但对自己这个师兄,除了尊重感激,更多的,却是一种青梅竹马相伴成长的感情,所以她是绝对做不出帮着别人去抢他喜欢的女子的事情来的。
苏瑾言哪里猜得到苏夏心中这么多百转千回的心思,只是看着她脸上犹豫不决的神色,笑道:“如果很为难,那就再等等好了。”他顿了顿又再加上一句:“我相信你如此尊重的师兄,绝对不会是一个随意草菅人命之徒。”
苏夏点点头,道:“师兄虽然不喜与人接触太多,但却宅心仁厚,要说到为医之道,他比我要虔诚许多,医术也要比我高明许多。”

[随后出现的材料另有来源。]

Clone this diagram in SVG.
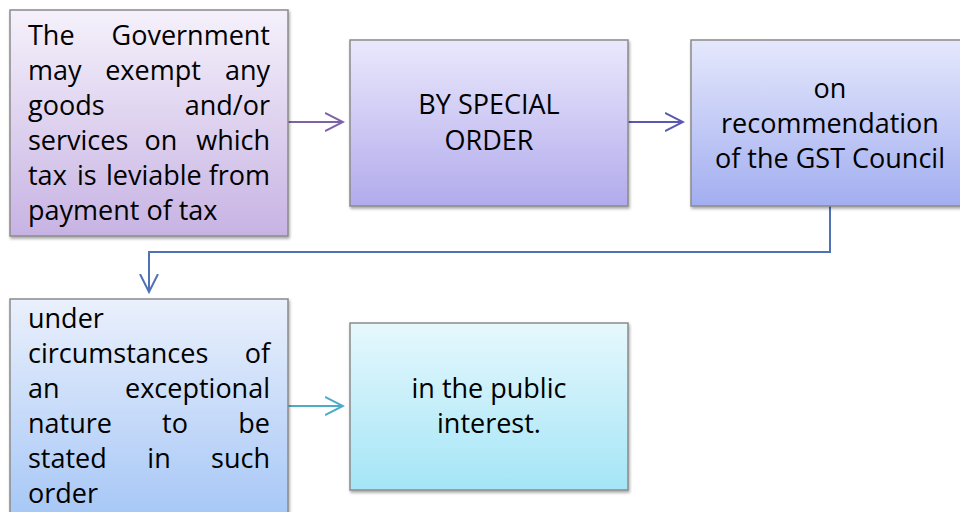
<svg xmlns="http://www.w3.org/2000/svg" width="960" height="512" viewBox="0 0 960 512">
<defs>
<linearGradient id="g1" x1="0" y1="0" x2="0" y2="1"><stop offset="0" stop-color="#f5f1fb"/><stop offset="1" stop-color="#c7b3e3"/></linearGradient>
<linearGradient id="g2" x1="0" y1="0" x2="0" y2="1"><stop offset="0" stop-color="#eae8fc"/><stop offset="1" stop-color="#b2abec"/></linearGradient>
<linearGradient id="g3" x1="0" y1="0" x2="0" y2="1"><stop offset="0" stop-color="#e5e8fc"/><stop offset="1" stop-color="#a2aef0"/></linearGradient>
<linearGradient id="g4" x1="0" y1="0" x2="0" y2="1"><stop offset="0" stop-color="#eaf0fc"/><stop offset="1" stop-color="#a3c5f6"/></linearGradient>
<linearGradient id="g5" x1="0" y1="0" x2="0" y2="1"><stop offset="0" stop-color="#e6f8fd"/><stop offset="1" stop-color="#a4e5f6"/></linearGradient>
<filter id="sh" x="-5%" y="-5%" width="115%" height="115%"><feDropShadow dx="1" dy="2" stdDeviation="1.5" flood-color="#000" flood-opacity="0.35"/></filter>
<marker id="m1" viewBox="0 0 20 20" refX="18" refY="10" markerWidth="20" markerHeight="20" markerUnits="userSpaceOnUse" orient="auto"><polyline points="0,1 18,10 0,19" fill="none" stroke="#7e62a8" stroke-width="2"/></marker>
<marker id="m2" viewBox="0 0 20 20" refX="18" refY="10" markerWidth="20" markerHeight="20" markerUnits="userSpaceOnUse" orient="auto"><polyline points="0,1 18,10 0,19" fill="none" stroke="#5b58b2" stroke-width="2"/></marker>
<marker id="m3" viewBox="0 0 20 20" refX="18" refY="10" markerWidth="20" markerHeight="20" markerUnits="userSpaceOnUse" orient="auto"><polyline points="0,1 18,10 0,19" fill="none" stroke="#4f72b6" stroke-width="2"/></marker>
<marker id="m4" viewBox="0 0 20 20" refX="18" refY="10" markerWidth="20" markerHeight="20" markerUnits="userSpaceOnUse" orient="auto"><polyline points="0,1 18,10 0,19" fill="none" stroke="#4bacc6" stroke-width="2"/></marker>
</defs>
<style>
.box{stroke:#8a8a8a;stroke-width:1.5;filter:url(#sh)}
text{font-family:"Open Sans","Noto Sans","DejaVu Sans",sans-serif;font-size:27px;fill:#000}
.c{text-anchor:middle}
.e{text-anchor:end}
.ln{fill:none;stroke-width:2}
</style>
<rect width="960" height="512" fill="#fff"/>
<g id="connectors">
<line class="ln" x1="288" y1="122" x2="343" y2="122" stroke="#7e62a8" marker-end="url(#m1)"/>
<line class="ln" x1="628" y1="122" x2="683" y2="122" stroke="#5b58b2" marker-end="url(#m2)"/>
<polyline class="ln" points="830,206 830,252 149,252 149,292" stroke="#4f72b6" marker-end="url(#m3)"/>
<line class="ln" x1="288" y1="406" x2="343" y2="406" stroke="#4bacc6" marker-end="url(#m4)"/>
</g>
<g id="node1">
<rect class="box" x="10" y="10" width="278" height="226" fill="url(#g1)"/>
<text x="28" y="45">The</text><text class="e" x="270" y="45">Government</text>
<text x="28" y="80">may</text><text class="c" x="153" y="80">exempt</text><text class="e" x="270" y="80">any</text>
<text x="28" y="115">goods</text><text class="e" x="270" y="115">and/or</text>
<text x="28" y="150">services</text><text class="c" x="161" y="150">on</text><text class="e" x="270" y="150">which</text>
<text x="28" y="185">tax</text><text x="77" y="185">is</text><text x="106" y="185">leviable</text><text class="e" x="270" y="185">from</text>
<text x="28" y="220">payment of tax</text>
</g>
<g id="node2">
<rect class="box" x="350" y="40" width="278" height="166" fill="url(#g2)"/>
<text class="c" x="489" y="114">BY SPECIAL</text>
<text class="c" x="489" y="150">ORDER</text>
</g>
<g id="node3">
<rect class="box" x="691" y="40" width="275" height="166" fill="url(#g3)"/>
<text class="c" x="830" y="98">on</text>
<text class="c" x="830" y="133">recommendation</text>
<text class="c" x="830" y="168">of the GST Council</text>
</g>
<g id="node4">
<rect class="box" x="10" y="299" width="278" height="230" fill="url(#g4)"/>
<text x="28" y="328">under</text>
<text x="28" y="363">circumstances</text><text class="e" x="270" y="363">of</text>
<text x="28" y="398">an</text><text class="e" x="270" y="398">exceptional</text>
<text x="28" y="433">nature</text><text class="c" x="175" y="433">to</text><text class="e" x="270" y="433">be</text>
<text x="28" y="468">stated</text><text class="c" x="159" y="468">in</text><text class="e" x="270" y="468">such</text>
<text x="28" y="503">order</text>
</g>
<g id="node5">
<rect class="box" x="350" y="323" width="278" height="167" fill="url(#g5)"/>
<text class="c" x="489" y="398">in the public</text>
<text class="c" x="489" y="433">interest.</text>
</g>
</svg>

见苏瑾言有些不敢置信,苏夏忍不住莞尔一笑,道:“你们只是从未见过,我的师傅师叔和师兄的医术罢了。”她说到这些东西,目光都变得悠然向往起来,缓缓说道:“有一句话你想必听过,善战者无赫赫之功,而擅医者则无煌煌之名。”
苏瑾言挑了挑眉。
苏夏抿嘴笑道:“真正的医者,在病人还未受到病痛侵扰之时,便会阻止病邪的发展和对病人的侵害。反而无法展现出他高明的医术来。”
她想了想,打了个比方说道:“就像战争的至高境界,是不战而屈人之兵一样。”
而她就恰恰相反,曾经忘记了跟随师傅学医时的原则和誓言,竟然将政治和洛枫的利益放在了首位,不再将解除患者病痛作为最高的追求。
有些时候,为了让对方屈服,甚至还会利用医术作为筹码与之谈判。
想到这里,她又有些自嘲地笑了笑,道:“医术本该是这世间最纯粹最神圣的,唯一的用处就该是治病救人。我常常也想,或许就是因为擅用医术为政治争斗服务,所以才会受到天谴,落得如此下场。”
苏瑾言盯着她看了片刻,仿佛在确认她是不是在开玩笑。
苏夏看了他一眼,嫣然笑道:“莫要担心我,想起从前的事虽然仍然有很多割舍不下的地方,但现在的生活,或许才更适合我。”
她现在武技几乎为零,召唤的是最低级的坐骑,虽然一身医术得以保全,但是就连红蝶之毒的反噬都无法抵挡,更别说像过去那样,上山下海,为了一味草药走遍天南海北的轻松自如了。
可是反而是现在,她最骄傲最喜爱的医术受到如此多的限制的时候,她反而能够从中感觉到自己真的才是一名医者。
医者父母心。
而过去的她,顶多算是医技出众的政治人物而已,算不上医者。
真正能称得上是医者的,该是她的师兄,她的师傅师叔那样慈悲为怀的人们。
只是这番话却是不用和苏瑾言他们说了,毕竟对于他们来说,政治和权力,已经成了生命中的一部分,或许只有在很少很少的时候,也只有很少很少一部分人或者事情,才会让他们放下所有的一切,真心相待。
苏夏毫不怀疑,若不是南山之上,自己一手出神入化的医术妙手回春,救了苏瑾言,他绝不会像现在这样,如此快便接受自己,并如此真心诚意地对自己好。